A menudo miramos nuestro largo y angosto mapa como una realidad eterna. Suponemos que ser "chileno" es algo dado, casi natural, un destino sellado en la Independencia. Pero una mirada más honesta a nuestra historia revela una verdad menos cómoda: Chile no se descubrió, se inventó. La unificación bajo una sola bandera, un solo idioma y un solo relato nacional fue un proceso rápido, deliberado y, muchas veces, violento. Fue, literalmente, una forja.
El historiador francés Eugen Weber, en su obra clásica "Peasants into Frenchmen" (De campesinos a franceses), mostró cómo Francia, hasta bien entrado el siglo XIX, era un mosaico de aldeas, dialectos y lealtades locales. Solo el ferrocarril, la escuela laica y obligatoria, el servicio militar y la prensa nacional lograron convertir a esos campesinos dispersos en "franceses".
Esa historia tiene un eco poderoso en la nuestra. El Chile contemporáneo no emergió espontáneamente: fue producto de un proyecto de "chilenización" masiva y, en buena parte, forzada, iniciado en la década de 1880. No éramos una nación unificada; llegamos a serlo, muchas veces a la fuerza.
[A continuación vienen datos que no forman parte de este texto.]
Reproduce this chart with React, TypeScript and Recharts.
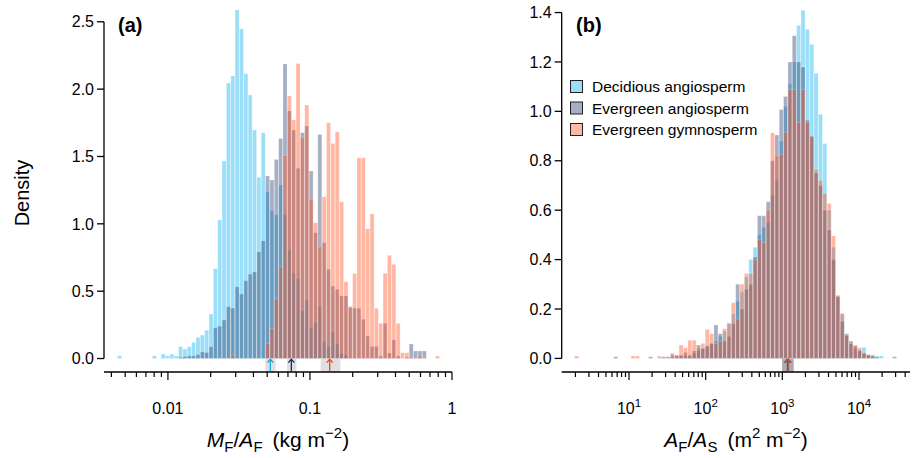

Como ha subrayado José Bengoa, recientemente galardonado con el Premio Nacional de Humanidades y Ciencias Sociales 2025, la formación de Chile como Estado implicó la negación de las múltiples naciones que coexistían en su territorio. En obras fundamentales como "Historia del pueblo mapuche" o "La comunidad fragmentada", Bengoa demuestra que la construcción de la identidad chilena fue inseparable del proceso de exclusión de los pueblos originarios y de la imposición de un relato único desde el centro hacia las periferias. Su trabajo, de hecho, nos recuerda que la historia de Chile no puede entenderse sin reconocer las historias que se intentaron borrar.
Hacia 1870, Chile era esencialmente el Valle Central. Al norte, se extendían territorios peruanos y bolivianos, ligados a economías y culturas andinas. Al sur, el río Biobío seguía marcando la frontera de facto con un territorio mapuche soberano, La Araucanía: una nación dentro de otra. Más al sur aún, la Patagonia era un mundo aparte, habitado por pueblos como los tehuelches y selk'nam. Ganar la Guerra del Pacífico y "pacificar" a La Araucanía no cerró el ciclo de expansión; fue solo el comienzo de la tarea más compleja: conquistar las mentes y las lealtades.
El Estado chileno desplegó entonces sus propios "agentes de nacionalización", equivalentes a los descritos por Eugene Weber.
Ese proceso de ingeniería social fue en gran medida exitoso, pero jamás total. Las resistencias persistieron, soterradas o abiertas. Las tensiones actuales son, en buena parte, el eco de aquella chilenización traumática. El conflicto en La Araucanía es su expresión más evidente: la reemergencia de una identidad que el Estado intentó borrar. Las memorias culturales del norte o del extremo sur también conservan huellas de esa historia inconclusa.
Reconocer que "llegamos a ser chilenos" a través de un proceso histórico y no por designio natural nos libera de mitos paralizantes. Nos permite comprender que la diversidad no es una amenaza, sino el corazón mismo de lo que somos, aunque haya sido violentamente reprimido.
La tarea del siglo XXI no es seguir forzando una homogeneidad imaginaria, sino construir una identidad nacional capaz de asumirse como plural, mestiza y respetuosa de todas las historias que la componen. Porque la cuestión pendiente no es inventar Chile una vez más, sino aceptar -por fin- el país diverso y complejo que siempre hemos sido.